When Were the First Cigarettes Made?
When Were the First Cigarettes Made? Cigarettes appear to have had antecedents in Mexico and Central America around the 9th century in the form of reeds and smoking tubes. The Spanish conquistadors of 1522 found the Aztec Indians of Mexico smoking a primitive cigarette in the form of tobacco stuffed into a hollow reed or cane tube. The Mayans, and the Aztecs, smoked tobacco and other psychoactive drugs in religious rituals and frequently depicted priests and deities smoking on pottery and temple engravings.

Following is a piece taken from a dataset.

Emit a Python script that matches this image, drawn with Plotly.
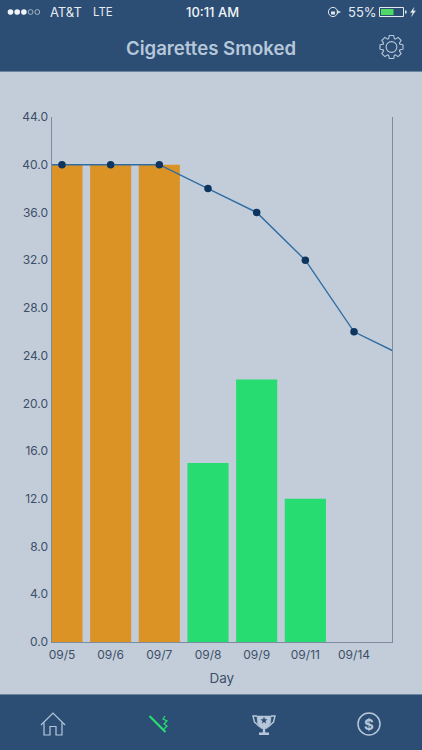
import math
import plotly.graph_objects as go

W, H = 422, 750
days = ["09/5", "09/6", "09/7", "09/8", "09/9", "09/11", "09/14"]
actual = [40, 40, 40, 15, 22, 12]
bar_colors = ["#DC9325", "#DC9325", "#DC9325", "#27DC71", "#27DC71", "#27DC71"]
plan = [40, 40, 40, 38, 36, 32, 26]
plan_lead_in = 40
plan_next = 24
y_ticks = [0, 4, 8, 12, 16, 20, 24, 28, 32, 36, 40, 44]

HEADER = "#2C4E74"
BG = "#C3CDD9"
AXIS = "#7C8B9F"
TEXT = "#3D4F68"
ICON = "#B7C7DA"
GREEN = "#27DC71"

def px(x): return x / W
def py(y): return 1 - y / H

def path(points, close=False):
    s = "M" + " L".join(f"{px(x):.5f},{py(y):.5f}" for x, y in points)
    return s + (" Z" if close else "")

shapes = []
def rect(x0, y0, x1, y1, fill, line=None, lw=0, layer="above"):
    shapes.append(dict(type="rect", xref="paper", yref="paper", x0=px(x0), x1=px(x1),
                       y0=py(y1), y1=py(y0), fillcolor=fill, layer=layer,
                       line=dict(color=line or fill, width=lw)))
def circle(cx, cy, r, fill="rgba(0,0,0,0)", line=None, lw=0):
    shapes.append(dict(type="circle", xref="paper", yref="paper", x0=px(cx - r), x1=px(cx + r),
                       y0=py(cy + r), y1=py(cy - r), fillcolor=fill, layer="above",
                       line=dict(color=line or fill, width=lw)))
def poly(points, fill="rgba(0,0,0,0)", line=ICON, lw=1.3, close=False):
    shapes.append(dict(type="path", xref="paper", yref="paper", path=path(points, close),
                       fillcolor=fill, layer="above", line=dict(color=line, width=lw)))

# app chrome
rect(0, 0, W, 71.5, HEADER, layer="below")
rect(0, 694.5, W, H, HEADER, layer="below")
rect(0, 71, W, 72, "#6E85A0", layer="below")
rect(0, 694, W, 695, "#6E85A0", layer="below")

# signal dots
for i in range(5):
    cx = 10.5 + i * 6.7
    if i < 3:
        circle(cx, 12, 2.8, fill="#F1F4F7")
    else:
        circle(cx, 12, 2.4, line="#D5DEE8", lw=0.7)

# rotation lock
circle(333, 12, 4.6, line="#DDE4EC", lw=1)
rect(331, 11.5, 335, 14.5, "#DDE4EC")
poly([(337, 10.5), (340.5, 12), (337, 13.5)], fill="#DDE4EC", line="#DDE4EC", lw=0.5, close=True)

# battery
rect(379.5, 7.5, 403.5, 16.5, "rgba(0,0,0,0)", line="#E4E9EF", lw=1)
rect(381, 9, 393.5, 15, "#4FD964")
rect(405, 10.5, 406.5, 13.5, "#E4E9EF")
poly([(414, 7.5), (410.5, 12.5), (412.8, 12.5), (411.5, 16.5), (415.5, 10.8), (413, 10.8)],
     fill="#E8EDF2", line="#E8EDF2", lw=0.3, close=True)

# gear
gcx, gcy, teeth = 391.5, 47, 8
gear = []
for i in range(teeth):
    a = 2 * math.pi * i / teeth - math.pi / 2
    st = 2 * math.pi / teeth
    for off, r in [(-0.30, 8.8), (-0.17, 11.7), (0.17, 11.7), (0.30, 8.8)]:
        gear.append((gcx + r * math.cos(a + off * st * 1.4), gcy + r * math.sin(a + off * st * 1.4)))
poly(gear, close=True, lw=1.1)
circle(gcx, gcy, 5.4, line=ICON, lw=1.1)

# home icon
poly([(41, 725), (53, 713), (65, 725)], lw=1.2)
poly([(44, 722.5), (44, 735), (50, 735), (50, 726.5), (56, 726.5), (56, 735), (62, 735), (62, 722.5)], lw=1.2)

# smoking icon
poly([(149.5, 716), (165.5, 732)], line=GREEN, lw=2.2)
poly([(165, 716), (163, 719), (167, 721), (164, 724), (167, 726), (164, 729)], line=GREEN, lw=1.3)

# trophy icon
poly([(257, 716), (271, 716), (270.5, 723), (267, 728.5), (261, 728.5), (257.5, 723)], fill=ICON, lw=0.5, close=True)
poly([(257, 716), (253, 716), (254.5, 722), (260, 727)], lw=1.4)
poly([(271, 716), (275, 716), (273.5, 722), (268, 727)], lw=1.4)
rect(262.8, 728, 265.2, 733, ICON)
rect(259, 732.5, 269, 735, ICON)
star = []
for i in range(10):
    a = -math.pi / 2 + i * math.pi / 5
    r = 3.4 if i % 2 == 0 else 1.4
    star.append((264 + r * math.cos(a), 720.5 + r * math.sin(a)))
poly(star, fill=HEADER, line=HEADER, lw=0.3, close=True)

# dollar icon
circle(369, 724, 11, line=ICON, lw=1.5)

def note(x, y, text, size, color, weight=400, anchor="center"):
    return dict(xref="paper", yref="paper", x=px(x), y=py(y), text=text, showarrow=False,
                xanchor=anchor, yanchor="middle", borderpad=0, borderwidth=0,
                font=dict(size=size, color=color, family="Inter", weight=weight))

tick_font = dict(family="Inter", size=12, color=TEXT)

annotations = [
    note(50, 12, "AT&amp;T", 13, "#E6EBF1", anchor="left"),
    note(93, 12, "LTE", 11.5, "#E6EBF1", anchor="left"),
    note(212, 12, "10:11 AM", 13, "#F1F4F7", weight=500),
    note(348, 12, "55%", 13, "#E6EBF1", anchor="left"),
    note(211, 47.5, "Cigarettes Smoked", 18.6, ICON, weight=600),
    note(369, 724, "$", 15, ICON, weight=700),
]

fig = go.Figure()
fig.add_bar(x=list(range(len(actual))), y=actual, width=0.845,
            marker=dict(color=bar_colors, line=dict(width=0)), hoverinfo="skip")
fig.add_scatter(x=[-1] + list(range(len(plan))) + [len(plan)],
                y=[plan_lead_in] + plan + [plan_next],
                mode="lines", line=dict(color="#2F6DA3", width=1.4), hoverinfo="skip")
fig.add_scatter(x=list(range(len(plan))), y=plan, mode="markers",
                marker=dict(color="#0E3560", size=7.5), hoverinfo="skip")

fig.update_layout(
    width=W, height=H, margin=dict(l=0, r=0, t=0, b=0, autoexpand=False),
    paper_bgcolor=BG, plot_bgcolor=BG, showlegend=False,
    shapes=shapes, annotations=annotations,
    xaxis=dict(domain=[px(51.5), px(392)], range=[-0.215, 6.78], tickmode="array", automargin=False,
               tickvals=list(range(len(days))), ticktext=days, showgrid=False, zeroline=False,
               showline=True, linecolor=AXIS, linewidth=1, ticks="", ticklabelstandoff=2,
               tickfont=tick_font,
               title=dict(text="Day", font=dict(family="Inter", size=13.5, color=TEXT), standoff=12)),
    yaxis=dict(domain=[py(642), py(117)], range=[0, 44], tickmode="array", tickvals=y_ticks, automargin=False,
               tickformat=".1f", showgrid=False, zeroline=False, showline=True, mirror=True,
               linecolor=AXIS, linewidth=1, ticks="", tickfont=tick_font),
)
fig.write_html("out.html", config=dict(displayModeBar=False, responsive=False),
               post_script="document.body.style.margin='0';document.body.style.overflow='hidden';")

Other inhabitants of America at that time crushed shreds of tobacco and wrapped them in corn husks. However, it was the cigar that the Spaniards brought to Spain as a luxury for the wealthy. The cigarette was improvised early in the 16th Century by the beggars of Seville, who picked up discarded cigar butts, shredded them, rolled them in scraps of paper and called them cigarillos. It was not until the late 18th Century that they became respectable. The tobacco used for them was of a milder and lighter type, and the French gave them their present name of cigarette or little cigar.
The first patented cigarette machine was by Juan Nepomuceno Adorno of Mexico in 1847. However, production climbed markedly when another cigarette-making machine was developed in the 1880s by James Albert Bonsack, which vastly increased the productivity of cigarette companies, which went from making about 40,000 hand-rolled cigarettes daily to around 4 million.
A cigarette factory was set up in Havana in 1853, but the widespread use of the cigarette in the English-speaking world dates from the Crimean War (1854-1856) which introduced British soldiers to Turkish tobacco. Strangely, British taste switched later to straight Virginia tobacco. Americans prefer a blend which includes some of the Turkish variety.
In recent years a connection has been established between cigarette smoking and various diseases of the chest and lungs. There have been many attempts to dissuade the public from smoking and cigarette manufacturers have devoted a great deal of money and research in an attempt to pinpoint and eliminate the harmful elements in tobacco. Filter-tip cigarettes which accounted for only 1.4 percent of production in 1952 have now risen to more than two-thirds of the total. Many countries have started extensive campaigns to warn of the risks to health.
The widespread smoking of cigarettes in the Western world is largely a 20th-century phenomenon. At the start of the 20th century, the per capita annual consumption in the USA was 54 cigarettes (with less than 0.5% of the population smoking more than 100 cigarettes per year), and consumption there peaked at 4,259 per capita in 1965. At that time, about 50% of men and 33% of women smoked (defined as smoking more than 100 cigarettes per year).
By 2000, consumption had fallen to 2,092 per capita, corresponding to about 30% of men and 22% of women smoking more than 100 cigarettes per year, and by 2006 per capita consumption had declined to 1,691; implying that about 21% of the population smoked 100 cigarettes or more per year.
German doctors were the first to identify the link between smoking and lung cancer, which led to the first anti tobacco movement in Nazi Germany. During World War I and World War II, cigarettes were rationed to soldiers. During the Vietnam War, cigarettes were included with C-ration meals. In 1975, the U.S. government stopped putting cigarettes in military rations. During the second half of the 20th century, the adverse health effects of tobacco smoking started to become widely known and text-only health warnings became common on cigarette packets.
The United States has not implemented graphical cigarette warning labels, which are considered a more effective method to communicate to the public the dangers of cigarette smoking. Canada, Mexico, Belgium, Denmark, Sweden, Thailand, Malaysia, India, Pakistan, Australia, Argentina, Brazil, Chile, Peru, Greece, the Netherlands, New Zealand, Norway, Hungary, the United Kingdom, France, Romania, Singapore, Egypt, Nepal and Turkey, however, have both textual warnings and graphic visual images displaying, among other things, the damaging effects tobacco use has on the human body.
The cigarette has evolved much since its conception; for example, the thin bands that travel transverse to the “axis of smoking” (thus forming circles along the length of the cigarette) are alternate sections of thin and thick paper to facilitate effective burning when being drawn, and retard burning when at rest. Synthetic particulate filters may remove some of the tar before it reaches the smoker.
The “holy grail” for cigarette companies has been a cancer-free cigarette. On record, the closest historical attempt was produced by scientist James Mold. Under the name project TAME, he produced the XA cigarette. However, in 1978, his project was terminated. Since 1950, the average nicotine and tar content of cigarettes has steadily fallen. The fall in nicotine content has led to smokers inhaling larger volumes per puff.